Monday 19 December 2011

Bankers' Goose is Well and Truly Cooked


The UK Government looks set to crack on with the program of banking reforms recommended by the Independent Commission on Banking, in spite of fears that the high cost of implementing them will slow down any chance of an economic recovery.

London Mayor Boris Johnson, interviewed on the Andrew Marr show on the BBC a couple of days ago, expressed these fears succinctly with the words 
‘Just don’t kill the goose’.  

In other words, don’t kill the goose that lays the golden egg.
Boris was saying that the banks, though unpopular, are a vital part of the UK economy, generating huge sums of money to the Treasury.  As he put it to Andrew Marr:-

‘but those guys, all those great glistening Temples of Mammon I can see behind you in the City and Canary Wharf, they produce 53 billion quids worth of tax.

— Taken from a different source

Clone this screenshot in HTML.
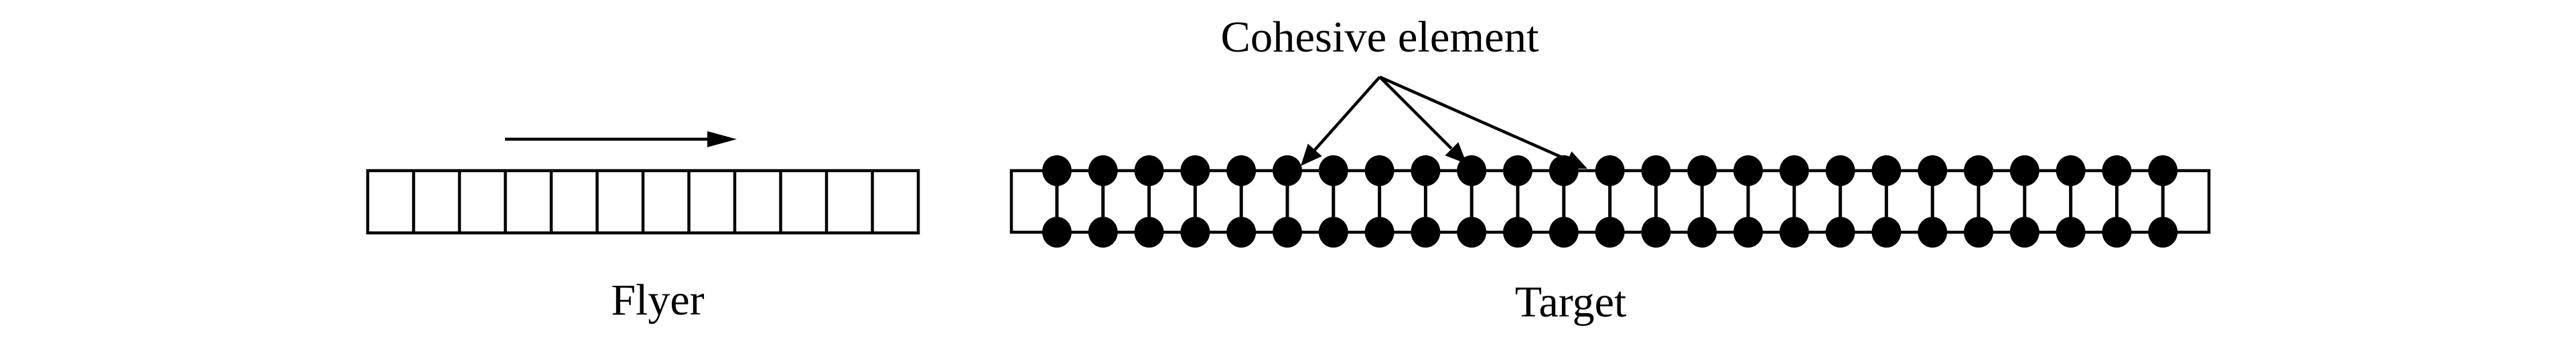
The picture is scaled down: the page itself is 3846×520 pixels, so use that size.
<!DOCTYPE html>
<html><head><meta charset="utf-8"><style>html,body{margin:0;padding:0;background:#fff;}svg{display:block}</style></head>
<body>
<svg width="3846" height="520" viewBox="0 0 3846 520" xmlns="http://www.w3.org/2000/svg">
<defs>
<g id="d">
<line x1="0" y1="255" x2="0" y2="347" stroke="#000" stroke-width="5"/>
<ellipse cx="0" cy="255" rx="22" ry="23" fill="#000"/>
<ellipse cx="0" cy="347" rx="22" ry="23" fill="#000"/>
</g>
</defs>
<g stroke="#000" stroke-width="4.5" fill="none">
<rect x="549" y="255" width="822" height="93" fill="#fff"/>
<path d="M617.5 255V348M686 255V348M754.5 255V348M823 255V348M891.5 255V348M960 255V348M1028.5 255V348M1097 255V348M1165.5 255V348M1234 255V348M1302.5 255V348"/>
<line x1="754" y1="208" x2="1060" y2="208"/>
<rect x="1510" y="255" width="1788" height="92"/>
</g>
<polygon points="1100,208 1056,196 1056,220" fill="#000"/>
<use href="#d" x="1578"/><use href="#d" x="1646.8"/><use href="#d" x="1715.6"/><use href="#d" x="1784.4"/><use href="#d" x="1853.2"/>
<use href="#d" x="1922"/><use href="#d" x="1990.8"/><use href="#d" x="2059.6"/><use href="#d" x="2128.4"/><use href="#d" x="2197.2"/>
<use href="#d" x="2266"/><use href="#d" x="2334.8"/><use href="#d" x="2403.6"/><use href="#d" x="2472.4"/><use href="#d" x="2541.2"/>
<use href="#d" x="2610"/><use href="#d" x="2678.8"/><use href="#d" x="2747.6"/><use href="#d" x="2816.4"/><use href="#d" x="2885.2"/>
<use href="#d" x="2954"/><use href="#d" x="3022.8"/><use href="#d" x="3091.6"/><use href="#d" x="3160.4"/><use href="#d" x="3229.2"/>
<g stroke="#000" stroke-width="4.5">
<line x1="2060" y1="115" x2="1963" y2="224"/>
<line x1="2060" y1="115" x2="2167" y2="222"/>
<line x1="2060" y1="115" x2="2341" y2="239"/>
</g>
<g fill="#000">
<polygon points="1942,248 1973.7,233.4 1952.7,214.8"/>
<polygon points="2190,245 2157.5,232.3 2177.3,212.5"/>
<polygon points="2370,252 2335,251.9 2346.4,226.3"/>
</g>
<g font-family="Liberation Serif, serif" font-size="66" fill="#000">
<text x="982" y="470" text-anchor="middle">Flyer</text>
<text x="2060" y="77" text-anchor="middle" textLength="475" lengthAdjust="spacingAndGlyphs">Cohesive element</text>
<text x="2345" y="473" text-anchor="middle">Target</text>
</g>
</svg>
</body></html>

Now that is … that is something that is of huge value to the UK. That's schools and hospitals and all the rest of it.’

Curiously, further in the interview, Andrew Marr tries to clarify Mayor Johnson’s remark with the interesting suggestion
 ‘Pluck the goose, don’t kill the goose’.

Now I may not know an awful lot about animal husbandry, but I am pretty sure that it is not customary to pluck a live goose.  Have you seen the size of those things? Geese are large, noisy, ferocious birds, traditionally used by country people as a cost-effective alternative to the guard dog.  Back in 365 BC their ear-splitting honking famously saved the Roman Empire from a surprise attack by the Gauls.

I don’t think they would sit quietly and submit to having their feathers removed, though I would very much like to see Andrew Marr try it.

The British Treasury is due to publish a report in response to the ICB recommendation, and it is expected to support it in full. As Business Secretary Vince Cable has already said:
 “We have accepted the recommendations of the commission. It is absolutely right that we make the British economy safe. We just cannot risk a repetition of the financial catastrophe we had three years ago".